From 16 September 1798, Coleridge and the Wordsworths left for a stay in Germany; Coleridge soon went his own way and spent much of his time in university towns. In February 1799 he enrolled at the University of Göttingen, where he attended lectures by Johann Friedrich Blumenbach and Johann Gottfried Eichhorn.[26] During this period, he became interested in German philosophy, especially the transcendental idealism and critical philosophy of Immanuel Kant, and in the literary criticism of the 18th-century dramatist Gotthold Lessing. Coleridge studied German and, after his return to England, translated the dramatic trilogy Wallenstein by the German Classical poet Friedrich Schiller into English.

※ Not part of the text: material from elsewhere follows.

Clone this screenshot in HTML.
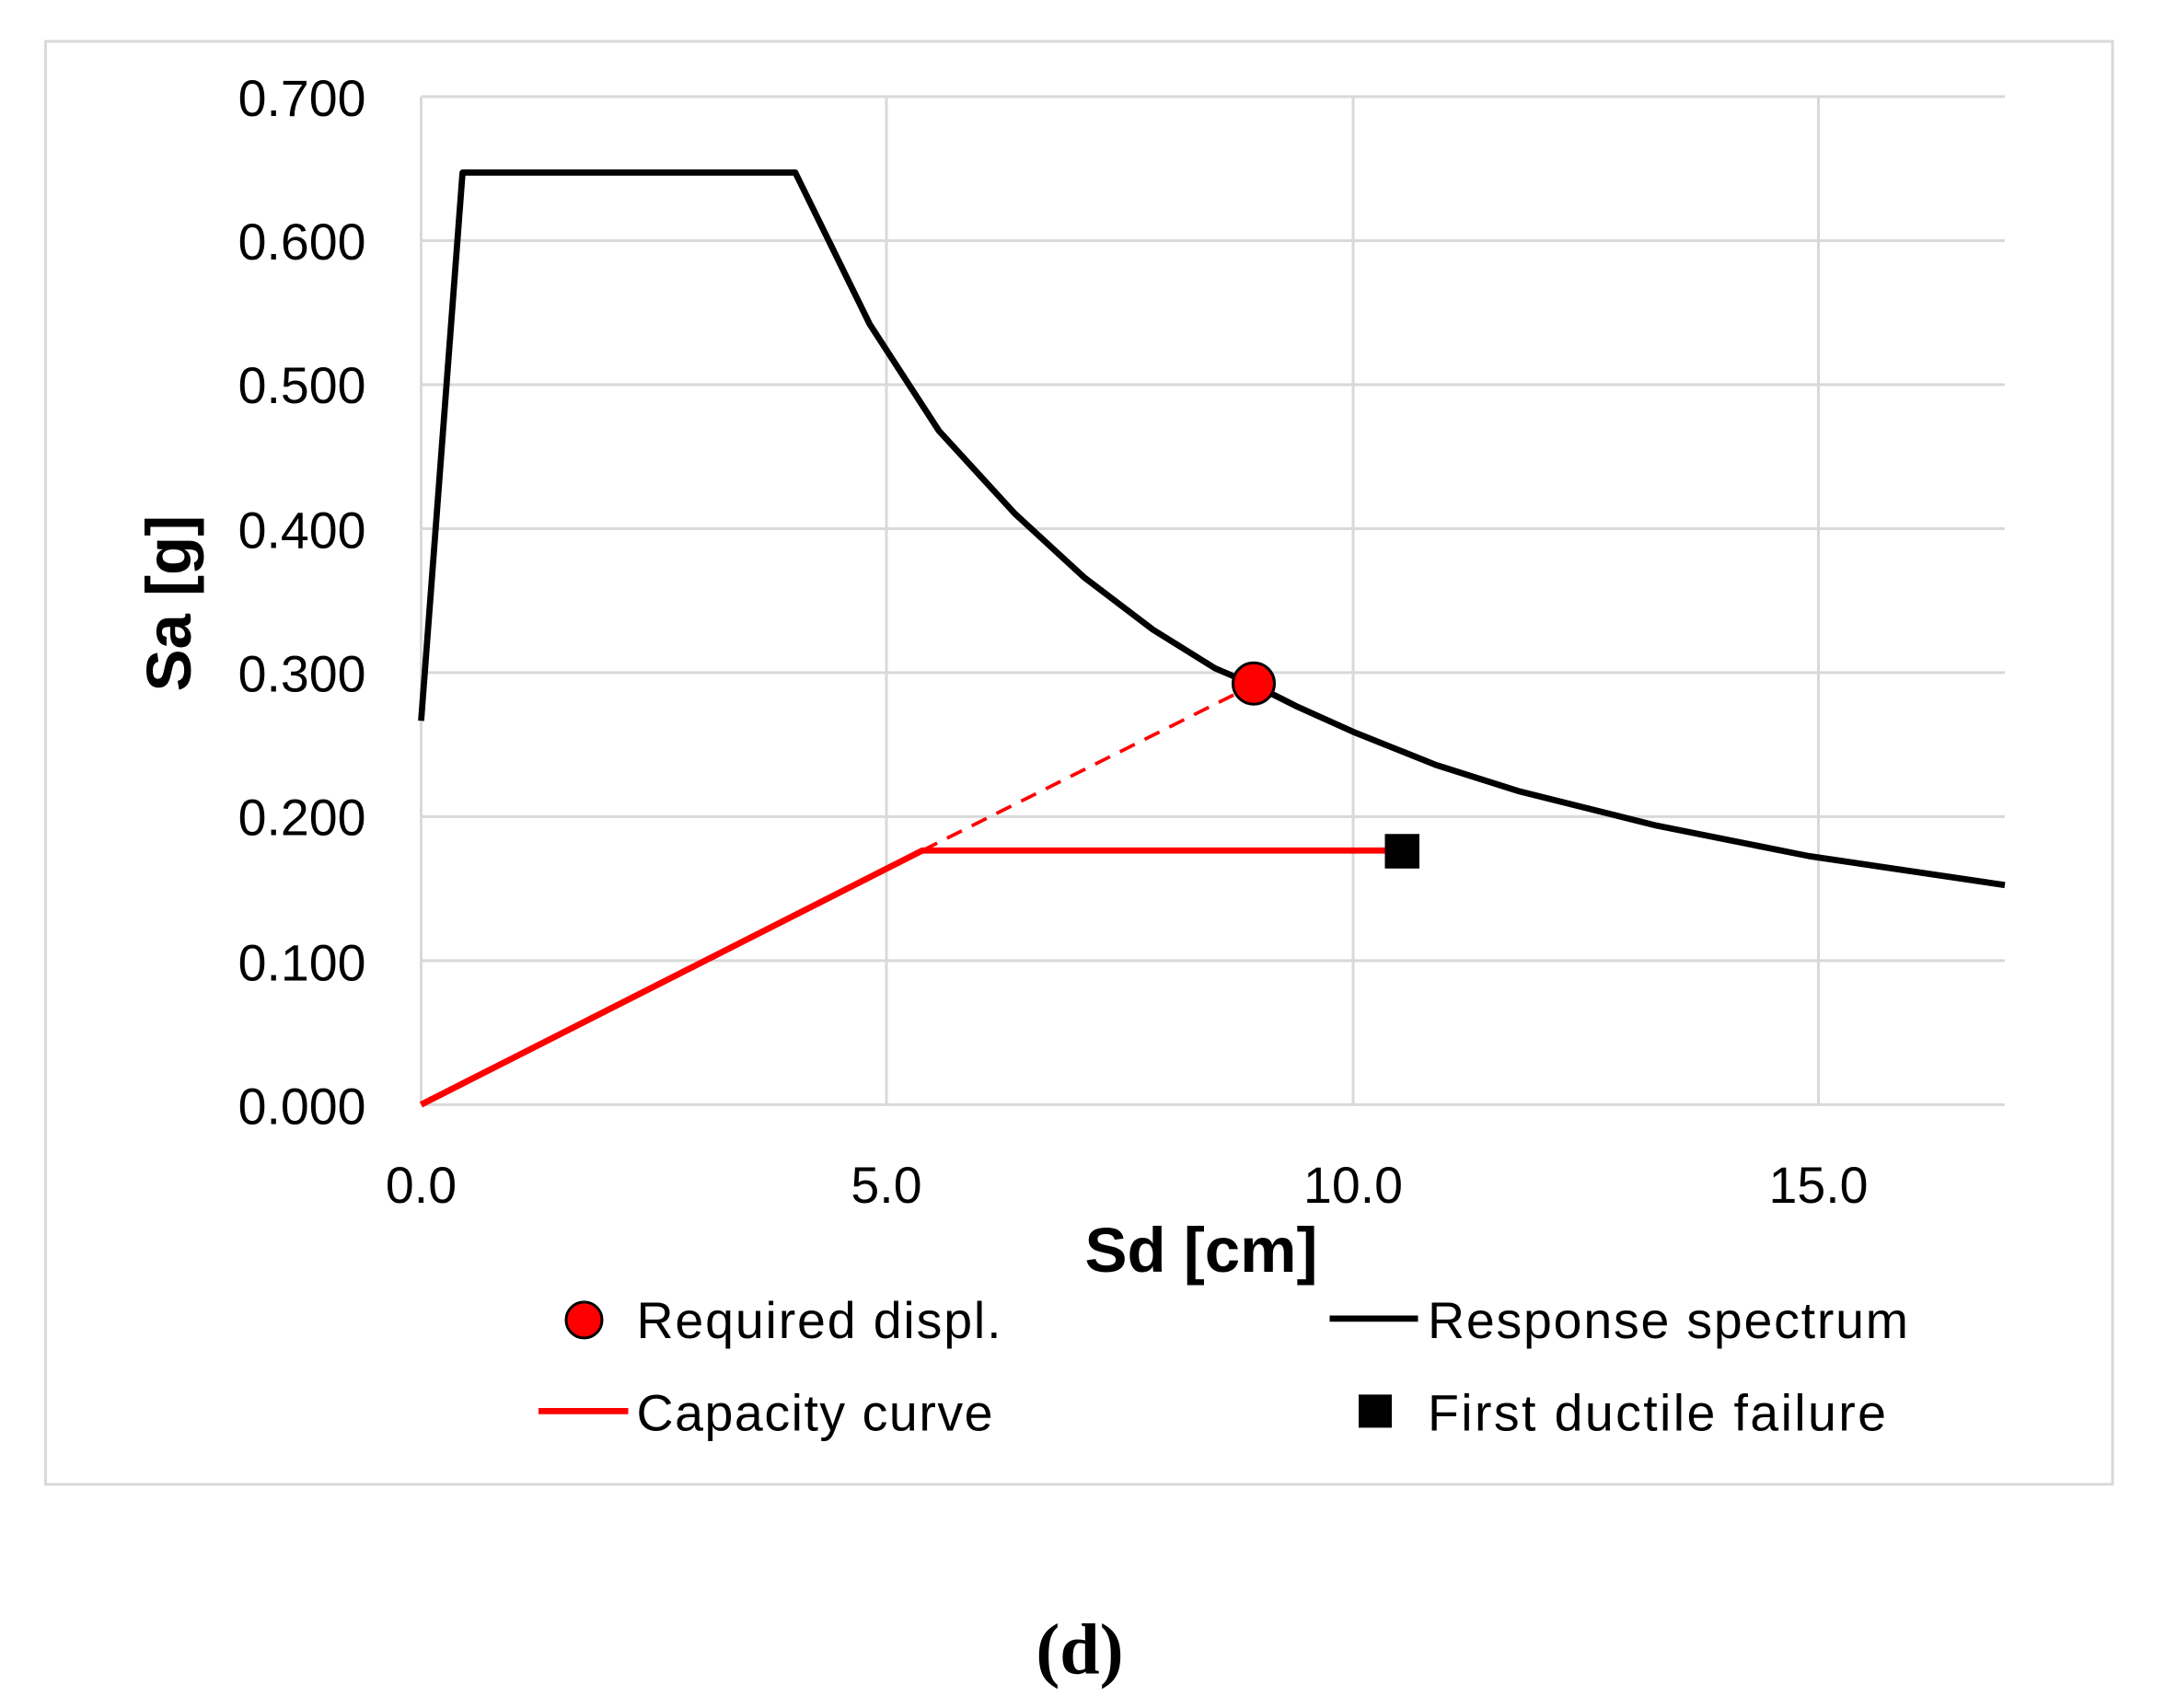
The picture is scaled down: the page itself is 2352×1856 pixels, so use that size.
<!DOCTYPE html>
<html><head><meta charset="utf-8"><style>html,body{margin:0;padding:0;background:#fff}svg{display:block}</style></head>
<body>
<svg width="2352" height="1856" viewBox="0 0 1568 1237" preserveAspectRatio="none" xmlns="http://www.w3.org/2000/svg">
<rect x="33" y="30" width="1497" height="1045" fill="#fff" stroke="#d9d9d9" stroke-width="2"/>
<g stroke="#d9d9d9" stroke-width="2">
<line x1="305" y1="70" x2="1452" y2="70"/>
<line x1="305" y1="174.3" x2="1452" y2="174.3"/>
<line x1="305" y1="278.6" x2="1452" y2="278.6"/>
<line x1="305" y1="382.9" x2="1452" y2="382.9"/>
<line x1="305" y1="487.1" x2="1452" y2="487.1"/>
<line x1="305" y1="591.4" x2="1452" y2="591.4"/>
<line x1="305" y1="695.7" x2="1452" y2="695.7"/>
<line x1="305" y1="800" x2="1452" y2="800"/>
<line x1="305" y1="70" x2="305" y2="800"/>
<line x1="642" y1="70" x2="642" y2="800"/>
<line x1="980" y1="70" x2="980" y2="800"/>
<line x1="1317" y1="70" x2="1317" y2="800"/>
</g>
<g font-family="Liberation Sans, sans-serif" font-size="37" fill="#000" text-anchor="end">
<text x="265" y="84">0.700</text>
<text x="265" y="188">0.600</text>
<text x="265" y="292">0.500</text>
<text x="265" y="397">0.400</text>
<text x="265" y="501">0.300</text>
<text x="265" y="605">0.200</text>
<text x="265" y="710">0.100</text>
<text x="265" y="814">0.000</text>
</g>
<g font-family="Liberation Sans, sans-serif" font-size="37" fill="#000" text-anchor="middle">
<text x="305" y="871">0.0</text>
<text x="642" y="871">5.0</text>
<text x="980" y="871">10.0</text>
<text x="1317" y="871">15.0</text>
</g>
<text x="870" y="921" font-family="Liberation Sans, sans-serif" font-size="46" font-weight="bold" text-anchor="middle">Sd [cm]</text>
<text transform="translate(138,437) rotate(-90)" font-family="Liberation Sans, sans-serif" font-size="46" font-weight="bold" text-anchor="middle">Sa [g]</text>
<polyline fill="none" stroke="#000" stroke-width="4.5" stroke-linejoin="round" points="305,522 335,125 576,125 630,235 680,312 735,372 785,418 835,456 880,484 908,496 940,512 980,530 1040,554 1100,573 1200,598 1310,620 1452,641"/>
<line x1="668" y1="616" x2="908" y2="496" stroke="#ff0000" stroke-width="2.5" stroke-dasharray="12,8"/>
<polyline fill="none" stroke="#ff0000" stroke-width="4.5" points="305,800 668,616 1015,616"/>
<circle cx="908" cy="495" r="15" fill="#ff0000" stroke="#000" stroke-width="2"/>
<rect x="1003" y="604" width="25" height="25" fill="#000"/>
<g font-family="Liberation Sans, sans-serif" font-size="37" fill="#000">
<circle cx="423" cy="956" r="13" fill="#ff0000" stroke="#000" stroke-width="2"/>
<text x="461" y="969" textLength="264">Required displ.</text>
<line x1="963" y1="955" x2="1027" y2="955" stroke="#000" stroke-width="4.5"/>
<text x="1034" y="969" textLength="348">Response spectrum</text>
<line x1="390" y1="1022" x2="455" y2="1022" stroke="#ff0000" stroke-width="4.5"/>
<text x="461" y="1036" textLength="258">Capacity curve</text>
<rect x="984" y="1010" width="24" height="24" fill="#000"/>
<text x="1034" y="1036" textLength="332">First ductile failure</text>
</g>
<text x="782" y="1212" font-family="Liberation Serif, serif" font-size="52" font-weight="bold" text-anchor="middle">(d)</text>
</svg>
</body></html>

He continued to pioneer these ideas through his own critical writings for the rest of his life (sometimes without attribution), although they were unfamiliar and difficult for a culture dominated by empiricism.

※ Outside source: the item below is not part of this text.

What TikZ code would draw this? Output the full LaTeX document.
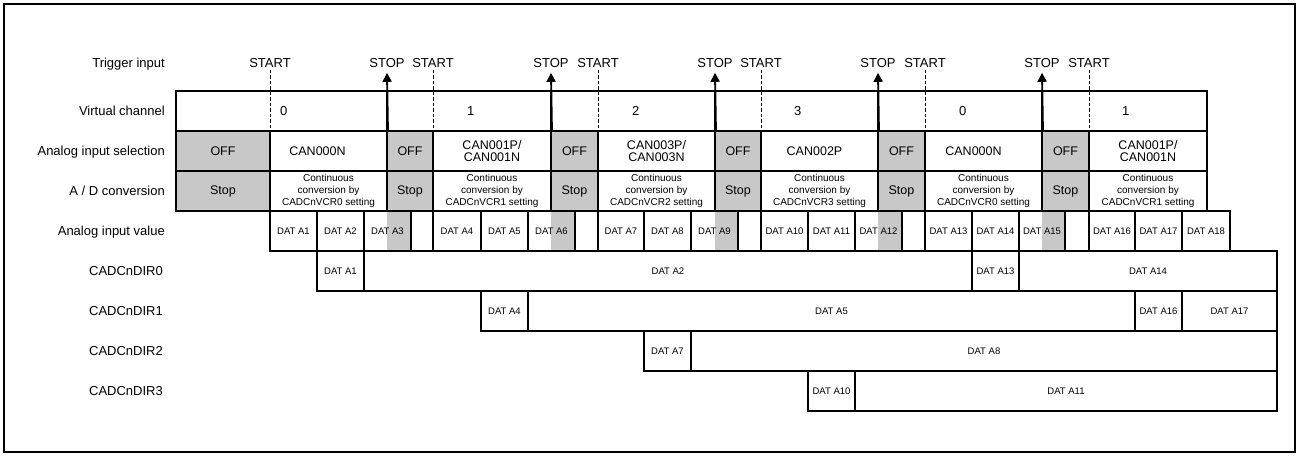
\documentclass[tikz,border=0pt]{standalone}
\usepackage{fontspec}
\setmainfont{Liberation Sans}
\usetikzlibrary{arrows.meta}
\definecolor{offgray}{RGB}{200,200,200}
\newcommand{\cellnode}[6]{%
  \node[#1, minimum width={(#4)-(#3)}] (#2) at ({((#3)+(#4))/2},#5) {#6};}
\begin{document}
\begin{tikzpicture}[x=1pt,y=-1pt,
  lbl/.style={anchor=base east, inner sep=0, font=\fontsize{13}{13}\selectfont},
  trig/.style={anchor=center, inner sep=0, font=\fontsize{13}{13}\selectfont},
  chn/.style={anchor=west, inner sep=0, font=\fontsize{13}{13}\selectfont},
  cellbox/.style={draw, line width=1.9pt, minimum height=40pt, inner sep=0, align=center, font=\fontsize{12.5}{12.5}\selectfont},
  offbox/.style={cellbox, fill=offgray},
  convbox/.style={cellbox, font=\fontsize{10}{12}\selectfont},
  datbox/.style={cellbox, font=\fontsize{9.5}{10}\selectfont},
  dashline/.style={line width=1pt, dash pattern=on 3.5pt off 2pt},
  arrline/.style={line width=1.9pt, -{Triangle[width=9pt,length=9pt]}}
]
\useasboundingbox (0,0) rectangle (1300,458);
\node[draw, line width=2pt, minimum width=1291pt, minimum height=448pt, inner sep=0] (frame) at (649.5,228) {};

% left labels
\node[lbl] (lt) at (165,67.7) {Trigger input};
\node[lbl] (lv) at (165,115.7) {Virtual channel};
\node[lbl] (ls) at (165,155.7) {Analog input selection};
\node[lbl] (ld) at (165,195.7) {A / D conversion};
\node[lbl] (la) at (165,235.7) {Analog input value};
\node[lbl] (l0) at (163,275.7) {CADCnDIR0};
\node[lbl] (l1) at (163,315.7) {CADCnDIR1};
\node[lbl] (l2) at (163,355.7) {CADCnDIR2};
\node[lbl] (l3) at (163,395.7) {CADCnDIR3};

% gray parts of analog input values
\fill[offgray] (387,211) rectangle (411,251);
\fill[offgray] (551,211) rectangle (575,251);
\fill[offgray] (715,211) rectangle (738,251);
\fill[offgray] (878,211) rectangle (902,251);
\fill[offgray] (1042,211) rectangle (1065,251);

% virtual channel row
\cellnode{cellbox}{vc0}{176}{387}{111}{}
\cellnode{cellbox}{vc1}{387}{551}{111}{}
\cellnode{cellbox}{vc2}{551}{715}{111}{}
\cellnode{cellbox}{vc3}{715}{878}{111}{}
\cellnode{cellbox}{vc4}{878}{1042}{111}{}
\cellnode{cellbox}{vc5}{1042}{1207}{111}{}
\node[chn] (c0) at (280,111) {0};
\node[chn] (c1) at (467,111) {1};
\node[chn] (c2) at (632,111) {2};
\node[chn] (c3) at (794,111) {3};
\node[chn] (c4) at (959,111) {0};
\node[chn] (c5) at (1122,111) {1};

% analog input selection row
\cellnode{offbox}{as0}{176}{270}{151}{OFF}
\cellnode{cellbox}{as1}{270}{387}{151}{CAN000N\hspace*{22pt}}
\cellnode{offbox}{as2}{387}{433}{151}{OFF}
\cellnode{cellbox}{as3}{433}{551}{151}{CAN001P/\\CAN001N}
\cellnode{offbox}{as4}{551}{598}{151}{OFF}
\cellnode{cellbox}{as5}{598}{715}{151}{CAN003P/\\CAN003N}
\cellnode{offbox}{as6}{715}{761}{151}{OFF}
\cellnode{cellbox}{as7}{761}{878}{151}{CAN002P\hspace*{10pt}}
\cellnode{offbox}{as8}{878}{925}{151}{OFF}
\cellnode{cellbox}{as9}{925}{1042}{151}{CAN000N\hspace*{20pt}}
\cellnode{offbox}{as10}{1042}{1089}{151}{OFF}
\cellnode{cellbox}{as11}{1089}{1207}{151}{CAN001P/\\CAN001N}

% A/D conversion row
\cellnode{offbox}{ad0}{176}{270}{191}{Stop}
\cellnode{convbox}{ad1}{270}{387}{191}{Continuous\\conversion by\\CADCnVCR0 setting}
\cellnode{offbox}{ad2}{387}{433}{191}{Stop}
\cellnode{convbox}{ad3}{433}{551}{191}{Continuous\\conversion by\\CADCnVCR1 setting}
\cellnode{offbox}{ad4}{551}{598}{191}{Stop}
\cellnode{convbox}{ad5}{598}{715}{191}{Continuous\\conversion by\\CADCnVCR2 setting}
\cellnode{offbox}{ad6}{715}{761}{191}{Stop}
\cellnode{convbox}{ad7}{761}{878}{191}{Continuous\\conversion by\\CADCnVCR3 setting}
\cellnode{offbox}{ad8}{878}{925}{191}{Stop}
\cellnode{convbox}{ad9}{925}{1042}{191}{Continuous\\conversion by\\CADCnVCR0 setting}
\cellnode{offbox}{ad10}{1042}{1089}{191}{Stop}
\cellnode{convbox}{ad11}{1089}{1207}{191}{Continuous\\conversion by\\CADCnVCR1 setting}

% analog input value row
\cellnode{datbox}{av1}{270}{317}{231}{DAT A1}
\cellnode{datbox}{av2}{317}{364}{231}{DAT A2}
\cellnode{datbox}{av3}{364}{411}{231}{DAT A3}
\cellnode{datbox}{ave0}{411}{433}{231}{}
\cellnode{datbox}{av4}{433}{481}{231}{DAT A4}
\cellnode{datbox}{av5}{481}{528}{231}{DAT A5}
\cellnode{datbox}{av6}{528}{575}{231}{DAT A6}
\cellnode{datbox}{ave1}{575}{598}{231}{}
\cellnode{datbox}{av7}{598}{644}{231}{DAT A7}
\cellnode{datbox}{av8}{644}{691}{231}{DAT A8}
\cellnode{datbox}{av9}{691}{738}{231}{DAT A9}
\cellnode{datbox}{ave2}{738}{761}{231}{}
\cellnode{datbox}{av10}{761}{808}{231}{DAT A10}
\cellnode{datbox}{av11}{808}{855}{231}{DAT A11}
\cellnode{datbox}{av12}{855}{902}{231}{DAT A12}
\cellnode{datbox}{ave3}{902}{925}{231}{}
\cellnode{datbox}{av13}{925}{972}{231}{DAT A13}
\cellnode{datbox}{av14}{972}{1019}{231}{DAT A14}
\cellnode{datbox}{av15}{1019}{1065}{231}{DAT A15}
\cellnode{datbox}{ave4}{1065}{1089}{231}{}
\cellnode{datbox}{av16}{1089}{1135}{231}{DAT A16}
\cellnode{datbox}{av17}{1135}{1182}{231}{DAT A17}
\cellnode{datbox}{av18}{1182}{1230}{231}{DAT A18}

% CADCnDIR rows
\cellnode{datbox}{d0a}{317}{364}{271}{DAT A1}
\cellnode{datbox}{d0b}{364}{972}{271}{DAT A2}
\cellnode{datbox}{d0c}{972}{1019}{271}{DAT A13}
\cellnode{datbox}{d0d}{1019}{1277}{271}{DAT A14}
\cellnode{datbox}{d1a}{481}{528}{311}{DAT A4}
\cellnode{datbox}{d1b}{528}{1135}{311}{DAT A5}
\cellnode{datbox}{d1c}{1135}{1182}{311}{DAT A16}
\cellnode{datbox}{d1d}{1182}{1277}{311}{DAT A17}
\cellnode{datbox}{d2a}{644}{691}{351}{DAT A7}
\cellnode{datbox}{d2b}{691}{1277}{351}{DAT A8}
\cellnode{datbox}{d3a}{808}{855}{391}{DAT A10}
\cellnode{datbox}{d3b}{855}{1277}{391}{DAT A11}

% trigger texts
\node[trig] (st0) at (270,63) {START};
\node[trig] (sp1) at (387,63) {STOP};
\node[trig] (st1) at (433,63) {START};
\node[trig] (sp2) at (551,63) {STOP};
\node[trig] (st2) at (598,63) {START};
\node[trig] (sp3) at (715,63) {STOP};
\node[trig] (st3) at (761,63) {START};
\node[trig] (sp4) at (878,63) {STOP};
\node[trig] (st4) at (925,63) {START};
\node[trig] (sp5) at (1042,63) {STOP};
\node[trig] (st5) at (1089,63) {START};

% START dashed lines
\foreach \s/\c in {st0/as1, st1/as3, st2/as5, st3/as7, st4/as9, st5/as11}{
  \draw[dashline] ([yshift=-2pt]\s.south) -- (\s.south |- \c.north);
}
% STOP arrows
\foreach \p/\c in {sp1/vc0, sp2/vc1, sp3/vc2, sp4/vc3, sp5/vc4}{
  \coordinate (\p tip) at ([yshift=-5pt]\p.south);
  \draw[arrline] (\c.south east) -- (\p tip);
}
\end{tikzpicture}
\end{document}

In 1799, Coleridge and the Wordsworths stayed at Thomas Hutchinson's farm on the River Tees at Sockburn, near Darlington.

Samuel Taylor Coleridge's daughter Sara Coleridge – 1830. Portrait by Richard James Lane

It was at Sockburn that Coleridge wrote his ballad-poem Love, addressed to Sara Hutchinson. The knight mentioned is the mailed figure on the Conyers tomb in ruined Sockburn church. The figure has a wyvern at his feet, a reference to the Sockburn Worm slain by Sir John Conyers (and a possible source for Lewis Carroll's Jabberwocky).[a][b] The worm was supposedly buried under the rock in the nearby pasture; this was the "greystone" of Coleridge's first draft, later transformed into a "mount". The poem was a direct inspiration for John Keats' famous poem La Belle Dame Sans Merci.[29]

Coleridge's early intellectual debts, besides German idealists like Kant and critics like Lessing, were first to William Godwin's Political Justice, especially during his Pantisocratic period, and to David Hartley's Observations on Man, which is the source of the psychology which is found in Frost at Midnight. Hartley argued that one becomes aware of sensory events as impressions, and that "ideas" are derived by noticing similarities and differences between impressions and then by naming them. Connections resulting from the coincidence of impressions create linkages, so that the occurrence of one impression triggers those links and calls up the memory of those ideas with which it is associated (See Dorothy Emmet, "Coleridge and Philosophy").

Coleridge was critical of the literary taste of his contemporaries, and a literary conservative insofar as he was afraid that the lack of taste in the ever growing masses of literate people would mean a continued desecration of literature.

In 1800, he returned to England and shortly thereafter settled with his family and friends in Greta Hall at Keswick in the Lake District of Cumberland to be near Grasmere, where Wordsworth had moved. He stayed with the Wordsworths for eighteen months, but was a difficult houseguest, as his dependency on laudanum grew and his frequent nightmares would wake the children. He was also a fussy eater, to the frustration of Dorothy Wordsworth, who had to cook. For example, not content with salt, Coleridge sprinkled cayenne pepper on his eggs, which he ate from a teacup.[30] His marital problems, nightmares, illnesses, increased opium dependency, tensions with Wordsworth, and a lack of confidence in his poetic powers fuelled the composition of Dejection: An Ode and an intensification of his philosophical studies.[31]

In 1802, Coleridge took a nine-day walking holiday in the fells of the Lake District. Coleridge is credited with the first recorded descent of Scafell to Mickledore via Broad Stand, although this may have been more due to his getting lost than a purposeful new route. He coined the term mountaineering.[32]